Verdad de estas revelaciones y de su espíritu, con notable aviso mandado a un Prelado.
REVELACIÓN 59

Yo, que soy una desvalida viuda, le dice santa Brígida a un Prelado, le hago saber a vuestra paternidad muy veneranda, cómo a cierta mujer que estaba en su patria se le revelaron muchas maravillas, que por diligente examen de obispos y maestros en Teología, así regulares como seculares, fueron aprobadas como procedentes de la pía y admirable luz del Espíritu Santo, y no de otro origen, lo cual también conocieron, por lo que pudieron juzgar, los reyes de aquel reino.
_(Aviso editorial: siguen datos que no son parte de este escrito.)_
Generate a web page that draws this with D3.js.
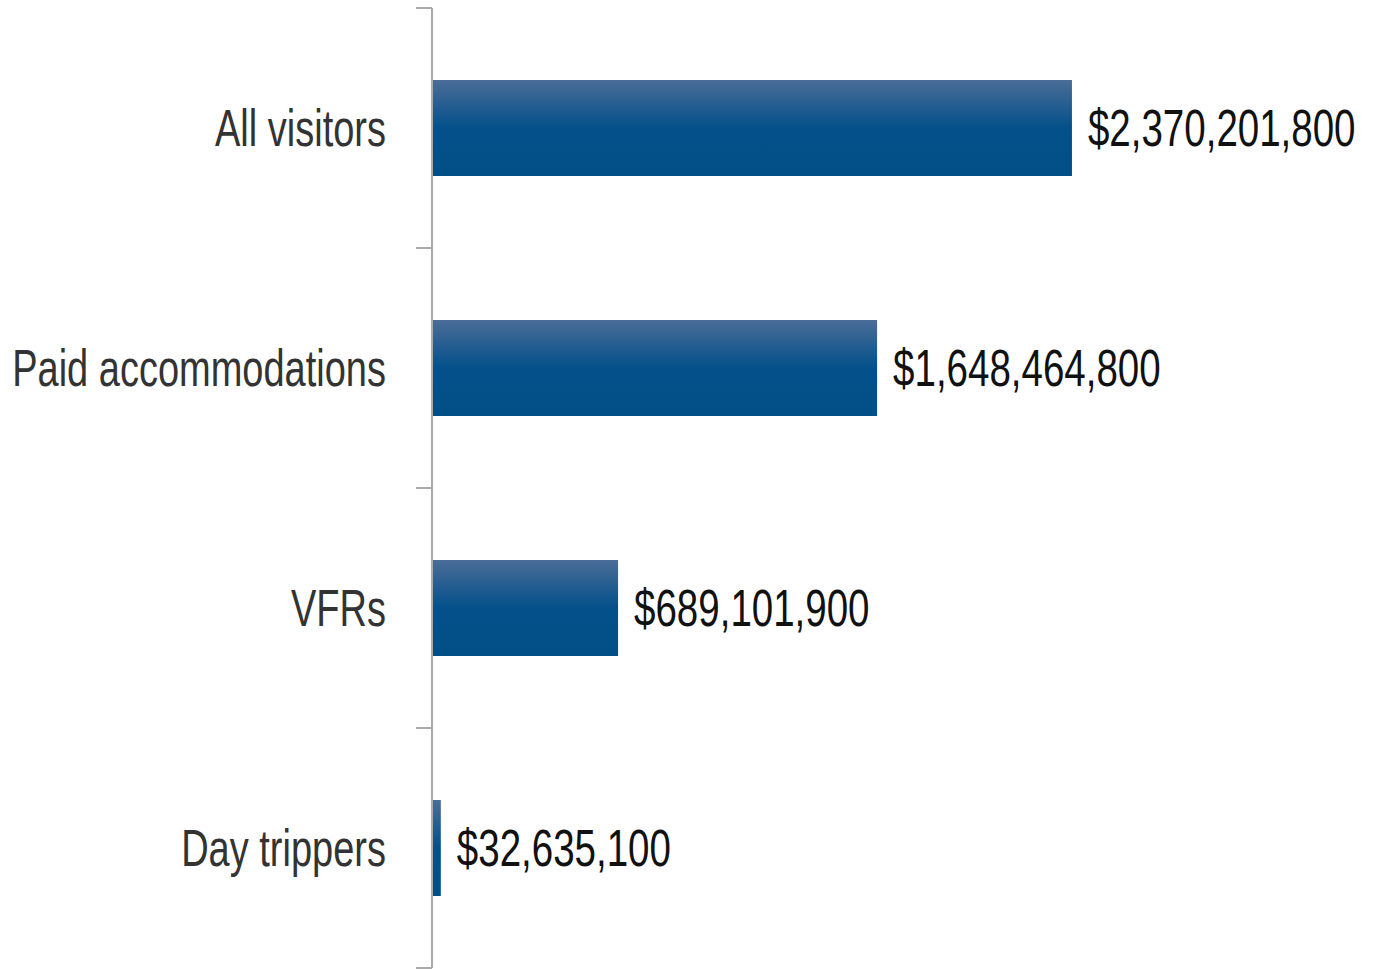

Vino de lejos esta mujer a la ciudad de Roma, y hallándose cierto día orando en la iglesia de Santa María la Mayor, fué arrebatada en espíritu, y se le quedó el cuerpo como aletargado, aunque no dormido. En aquella sazón, apareciósela una Virgen muy respetable. Turbóse con tan admirable visión aquella mujer, y conociendo su flaqueza, temió no fuese algún engaño del demonio, y suplicó con mucha instancia a Dios que no la dejara caer en la tentación del demonio. Mas entonces la Virgen se le apareció y le dijo: No temas, creyendo que lo que vieres u oyeras proceda del espíritu maligno, porque como cuando sale el sol y se acerca, da luz y calor, y disipa las pavorosas sombras, del mismo modo, cuando el Espíritu Santo viene al corazón del hombre, llegan también dos cosas: el ardor del amor Divino, y la perfecta luz de la fe católica. Ambas cosas sientes ahora en ti misma, de modo que nada amas tanto como a Dios, y crees todo cuanto enseña la fe católica. Pero el demonio, el cual se compara con las sombras, no produce ninguno de esos dos efectos.

Después prosiguió la misma Virgen, y le dijo a aquella mujer: Has de escribir de mi parte a tal prelado: Yo soy aquella Virgen, a cuyas entrañas se dignó venir el Hijo de Dios con su Divinidad y con el Espíritu Santo, sin deleite contagioso de mi cuerpo, y quedando yo Virgen nació de mí el mismo Hijo de Dios con su divinidad y humanidad, con gran consuelo mío y sin dolor alguno. Yo también estuve junto a la cruz, cuando mi Hijo, con verdadera paciencia, vencía completamente al infierno. Yo estuve en el monte, cuando el mismo Hijo de Dios, que era también Hijo mío, subió a los cielos.

Yo soy la que con grandísima claridad conocí toda la fe católica que mi Hijo enseñó en su Evangelio, para todos los que quisiesen entrar en el reino de los cielos. Yo soy la que estoy sobre el mundo rogando constantemente a mi amantísimo Hijo, como el arco iris sobre las nubes que al parecer llega a la tierra y la toca con ambos extremos. Pues, como este arco iris soy yo misma, que me inclino a todos los moradores del mundo, a los buenos y a los malos; a los buenos para que perseveren en lo que manda la Santa Madre Iglesia; y a los malos, para que no progresen en su malicia y se hagan peores.
Cualquiera que quisisere que el cimiento de la Iglesia esté firme y llano su suelo, y deseare renovar esa bendita viña plantada por el mismo Dios y regada por su sangre, si se creyese escaso o inútil para tal empresa, yo, Reina del cielo, vendré a ayudarle con todos los coros de los ángeles, y arrancaremos las malas raíces, echaremos al fuego los árboles que no den fruto, y plantaremos nuevos y fructíferos vástagos. Por esta viña entiendo la Santa Iglesia de Dios, en la que deberían renovarse dos cosas, que son: la humildad y el amor de Dios.

Todo esto dijo aquella gloriosa Virgen que se le apareció a la mujer, y mandó que se le escribiese a Vuestra Paternidad. Pongo por testigo a Jesucristo, verdadero y omnipotente Dios, y a su santísima Madre, y les suplico, que así me ayuden en cuerpo y alma, como lo que pretendo en esta carta que no es honra, ni codicia, ni favor humano, sino porque entre otras muchas cosas que en revelación espiritual se le dijeron a esta mujer, le mandaron que escribiese a Vuestra Paternidad todo lo que va en esta carta.